Instructions to follow => From the listing below, select every line where the word "this" appears.
··· Information provided
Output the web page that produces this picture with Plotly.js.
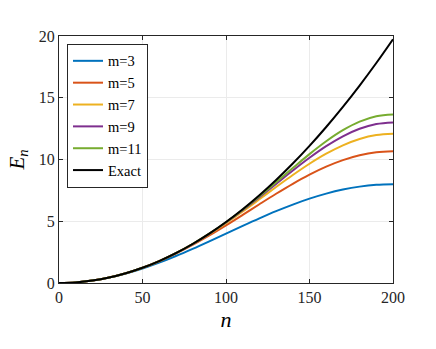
<!DOCTYPE html>
<html>
<head>
<meta charset="utf-8">
<script src="https://cdn.plot.ly/plotly-3.0.1.min.js"></script>
<style>
  html, body { margin: 0; padding: 0; background: #fff; }
  #plot { width: 436px; height: 349px; }
</style>
</head>
<body>
<div id="plot"></div>
<script>
// sample points along n
const n = [0, 10, 20, 30, 40, 50, 60, 70, 80, 90, 100, 110, 120, 130, 140, 150, 160, 170, 180, 190, 200];

// E_n for each stencil width m
const m3 = [0, 0.049, 0.196, 0.436, 0.764, 1.172, 1.649, 2.184, 2.764, 3.374, 4.000, 4.626, 5.236, 5.816, 6.351, 6.828, 7.236, 7.564, 7.804, 7.951, 8.000];
const m5 = [0, 0.049, 0.197, 0.444, 0.788, 1.229, 1.762, 2.383, 3.082, 3.849, 4.667, 5.517, 6.378, 7.225, 8.032, 8.771, 9.418, 9.948, 10.342, 10.585, 10.667];
const m7 = [0, 0.049, 0.197, 0.444, 0.789, 1.233, 1.775, 2.412, 3.141, 3.955, 4.844, 5.792, 6.777, 7.772, 8.743, 9.656, 10.470, 11.150, 11.662, 11.981, 12.089];
const m9 = [0, 0.049, 0.197, 0.444, 0.790, 1.234, 1.776, 2.417, 3.154, 3.984, 4.902, 5.894, 6.945, 8.027, 9.107, 10.141, 11.082, 11.881, 12.490, 12.873, 13.003];
const m11 = [0, 0.049, 0.197, 0.444, 0.790, 1.234, 1.776, 2.418, 3.157, 3.993, 4.922, 5.936, 7.023, 8.159, 9.312, 10.436, 11.476, 12.372, 13.065, 13.503, 13.653];
const exact = [0, 0.049, 0.197, 0.444, 0.790, 1.234, 1.777, 2.418, 3.158, 3.997, 4.935, 5.971, 7.106, 8.340, 9.672, 11.103, 12.633, 14.262, 15.989, 17.815, 19.739];

const names = ['m=3', 'm=5', 'm=7', 'm=9', 'm=11', 'Exact'];
const series = [m3, m5, m7, m9, m11, exact];
const colors = ['#0072BD', '#D95319', '#EDB120', '#7E2F8E', '#77AC30', '#000000'];

const serif = 'Liberation Serif';

const traces = series.map((y, i) => ({
  type: 'scatter',
  mode: 'lines',
  x: n,
  y: y,
  name: names[i],
  line: { color: colors[i], width: 2, shape: 'spline' }
}));

const axisBase = {
  showline: true,
  mirror: 'ticks',
  linecolor: '#262626',
  linewidth: 1,
  ticks: 'inside',
  ticklen: 4,
  tickcolor: '#262626',
  showgrid: true,
  gridcolor: '#ebebeb',
  gridwidth: 1,
  zeroline: false,
  tickfont: { family: serif, size: 16, color: '#262626' }
};

const layout = {
  width: 436,
  height: 349,
  font: { family: serif },
  margin: { l: 59, r: 43, t: 36, b: 66 },
  paper_bgcolor: '#ffffff',
  plot_bgcolor: '#ffffff',
  showlegend: true,
  legend: {
    x: 0.024, y: 0.968,
    xanchor: 'left', yanchor: 'top',
    bgcolor: '#ffffff',
    bordercolor: '#262626',
    borderwidth: 1,
    font: { family: serif, size: 14.5, color: '#000' },
    tracegroupgap: 0,
    itemwidth: 30
  },
  xaxis: Object.assign({}, axisBase, {
    range: [0, 200],
    tickvals: [0, 50, 100, 150, 200],
    title: { text: '<i>n</i>', font: { family: serif, size: 22, color: '#000' }, standoff: 6 }
  }),
  yaxis: Object.assign({}, axisBase, {
    range: [0, 20],
    tickvals: [0, 5, 10, 15, 20],
    title: { text: '<i>E</i><sub><i>n</i></sub>', font: { family: serif, size: 21, color: '#000' }, standoff: 8 }
  })
};

Plotly.newPlot('plot', traces, layout, { displayModeBar: false, staticPlot: true });
</script>
</body>
</html>
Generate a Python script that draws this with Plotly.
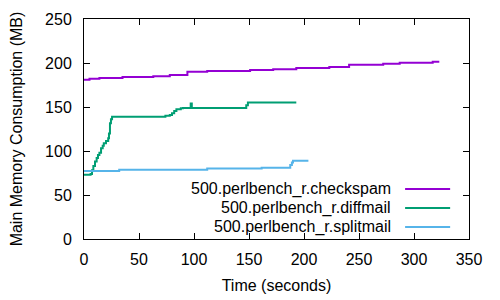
import plotly.graph_objects as go

# Data
checkspam_t = [0, 5, 14, 35, 63, 78, 94, 112, 151, 172, 193, 223, 241, 272, 287, 317, 323]
checkspam_mb = [181, 182, 183, 184, 185, 186.5, 190, 191, 192, 193, 194.3, 195.5, 198, 199.2, 200.4, 201.5, 201.5]

diffmail_t = [0, 5, 6, 7.3, 8.5, 10, 11.5, 12.7, 14, 15.5, 17, 18, 20, 22, 22.7, 23.6, 24.5, 25.5, 72.7, 74, 78, 80, 82, 84, 88, 90, 96, 97, 98, 99, 146.4, 147.5, 149, 193]
diffmail_mb = [73, 73, 74, 78, 83, 88, 92, 95.5, 98, 103, 106, 108.7, 111.5, 114.4, 120, 131.5, 136, 139, 139, 140, 141, 143, 145.5, 147.4, 148.5, 148.9, 148.9, 154, 149, 149, 149, 152, 155, 155]

splitmail_t = [0, 32, 112, 161.5, 186, 187.5, 189, 190, 204]
splitmail_mb = [77.3, 78.8, 80, 81, 81, 84, 87, 89, 89]

names = ["500.perlbench_r.checkspam", "500.perlbench_r.diffmail", "500.perlbench_r.splitmail"]
colors = ["#9400d3", "#009e73", "#56b4e9"]

x_ticks = [0, 50, 100, 150, 200, 250, 300, 350]
y_ticks = [0, 50, 100, 150, 200, 250]

FONT = "Liberation Sans, Arial, sans-serif"
FS = 16

fig = go.Figure()
fig.add_trace(go.Scatter(x=checkspam_t, y=checkspam_mb, mode="lines", line=dict(color=colors[0], width=2, shape="hv"), name=names[0], showlegend=False))
fig.add_trace(go.Scatter(x=diffmail_t, y=diffmail_mb, mode="lines", line=dict(color=colors[1], width=2, shape="hv"), name=names[1], showlegend=False))
fig.add_trace(go.Scatter(x=splitmail_t, y=splitmail_mb, mode="lines", line=dict(color=colors[2], width=2, shape="hv"), name=names[2], showlegend=False))

# Manual legend (text right-aligned, sample line to the right), as in gnuplot
legend_y = [0.227, 0.141, 0.0545]
for nm, col, ly in zip(names, colors, legend_y):
    fig.add_annotation(xref="paper", yref="paper", x=0.8026, y=ly, text=nm, showarrow=False,
                       xanchor="right", yanchor="middle", font=dict(family=FONT, size=FS, color="black"))
    fig.add_shape(type="line", xref="paper", yref="paper", x0=0.834, x1=0.951, y0=ly, y1=ly,
                  line=dict(color=col, width=2))

axis_common = dict(showline=True, linecolor="black", linewidth=1, mirror="ticks", ticks="inside",
                   ticklen=6, tickcolor="black", tickwidth=1, showgrid=False, zeroline=False,
                   automargin=False, tickfont=dict(family=FONT, size=FS, color="black"))

fig.update_layout(
    width=500, height=300,
    margin=dict(l=84, r=31, t=19, b=61),
    paper_bgcolor="white", plot_bgcolor="white",
    font=dict(family=FONT, size=FS, color="black"),
    hovermode=False,
    xaxis=dict(range=[0, 350], tickvals=x_ticks, ticktext=[str(v) for v in x_ticks],
               title=dict(text="Time (seconds)", font=dict(family=FONT, size=FS), standoff=12),
               ticklabelstandoff=6, **axis_common),
    yaxis=dict(range=[0, 250], tickvals=y_ticks, ticktext=[str(v) for v in y_ticks],
               title=dict(text="Main Memory Consumption (MB)", font=dict(family=FONT, size=FS), standoff=18),
               ticklabelstandoff=8, **axis_common),
)

fig.write_html("out.html", config={"displayModeBar": False},
               post_script="document.body.style.margin='0';document.body.style.overflow='hidden';")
······
Written reply =>
Output the web page that produces this picture with Plotly.js.
Generate a Python script that draws this with Plotly.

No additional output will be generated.